The authors performed fluorescent in situ hybridization (FISH) for five candidate deletions large enough to span available FISH probes. In all five cases, FISH assays confirmed the deletions in the predicted individuals.

The authors examined two-color allele-specific fluorescence data from SNP genotyping assays from a data subset available at the Broad Institute, looking for a reduction in fluorescence intensity in individuals predicted to carry a deletion. At most SNPs in the genome, fluorescence intensity measurements cluster into two or three discrete groups corresponding to homozygous and hetrozygous genotypes. At 15 of 17 candidate deletion loci, fluorescence intensity data for one or more SNPs clustered into additional groups that corresponded to the predicted deletion genotypes.

The authors used PCR amplification to query 60 loci for which the pattern of genotypes suggested multiple individuals with homozygous deletions. Variants were considered confirmed if the pattern of amplication success and failure matched prediction across a set of 12-24 individuals. The authors confirmed 51 of 60 candidate variants by this criterion.

The authors performed quantitative PCR in all 269 HapMap DNA samples for 11 candidate deletions that overlapped the coding exons of genes and that were discovered in many individuals. At 10/11 loci, the authors observed three discrete clusters, identifying individuals with zero, one and two gene copies.

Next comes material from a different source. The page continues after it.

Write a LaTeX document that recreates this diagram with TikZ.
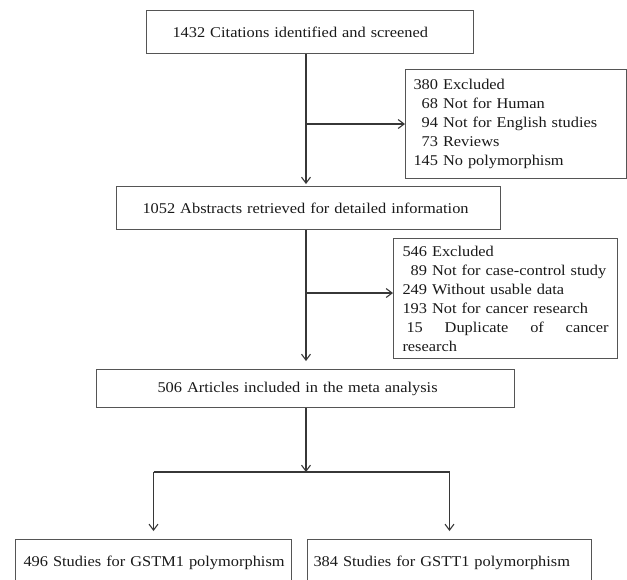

All 60 trios displayed Mendelian inheritance for the ten deletions, as well as Hardy-Weinberg equilibrium in all four populations surveyed, and transmission rates close to 50%. This suggests that the deletions behave as a stable, heritable genetic polymorphism.

Conrad genotype analysis

The authors first tested 12 predicted deletions using quantitative PCR. For all 12 deletions they observed DNA concentrations consistent with transmission of a deletion from parent to child.

To provide more extensive validation by comparative genome hybridization (CGH), the authors designed a custom oligonucleotide microarray comprised of 380,000 probes that tile across all 134 candidate deletions identified in nine HapMap offspring (8 YRI and 1 CEU). The results of this CGH analysis indicate that the majority (about 85%) of candidate deletions detected by the method are real.

References

Conrad, D., Andrews, T.D., Carter, N.P., Hurles, M.E., Pritchard, J.K. A high-resolution survey of deletion polymorphism in the human genome. Nature Genet 38(1), 75-81 (2006).

Hinds, D., Kloek, A.P., Jen, M., Chen, X., Frazer, K.A. Common deletions and SNPs are in linkage disequilibrium in the human genome. Nature Genet 38(1), 82-85 (2006).

Iafrate, J.A., Feuk, L., Rivera, M.N., Listewnik, M.L., Donahoe, P.K., Qi, Y., Scherer, S.W. and Lee, C. Detection of large-scale variation in the human genome. Nature Genet 36(9), 949-51 (2004).

McCarroll, S.A., Hadnott, T.N., Perry, G.H., Sabeti, P.C., Zody, M.C., Barrett, J.C., Dallaire, S., Gabriel, S., Lee, C., Daly, M.J., Altshuler, D.M. Common deletion polymorphisms in the human genome. Nature Genet 38(1), 86-92 (2006).

Sebat, J., Lakshmi, B., Troge, J., Alexander, J., Young, J., Lundin, P., Maner, S., Massa, H., Walker, M., Chi, M. et al. Large-scale copy number polymorphism in the human genome. Science 305(5683), 525-8 (2004).

Sharp, A.J., Locke, D.P., McGrath, S.D., Cheng, Z., Bailey, J.A., Samonte, R.V., Pertz, L.M., Clark, R.A., Schwartz, S., Segraves, R. et al. Segmental duplications and copy number variation in the human genome. Am J Hum Genet 77(1), 78-88 (2005).

Tuzun, E., Sharp, A.J., Bailey, J.A., Kaul, R., Morrison, V.A., Pertz, L.M., Haugen, E., Hayden, H., Albertson, D. Pinkel, D. et al. Fine-scale structural variation of the human genome. Nature Genet 37(7), 727-32 (2005).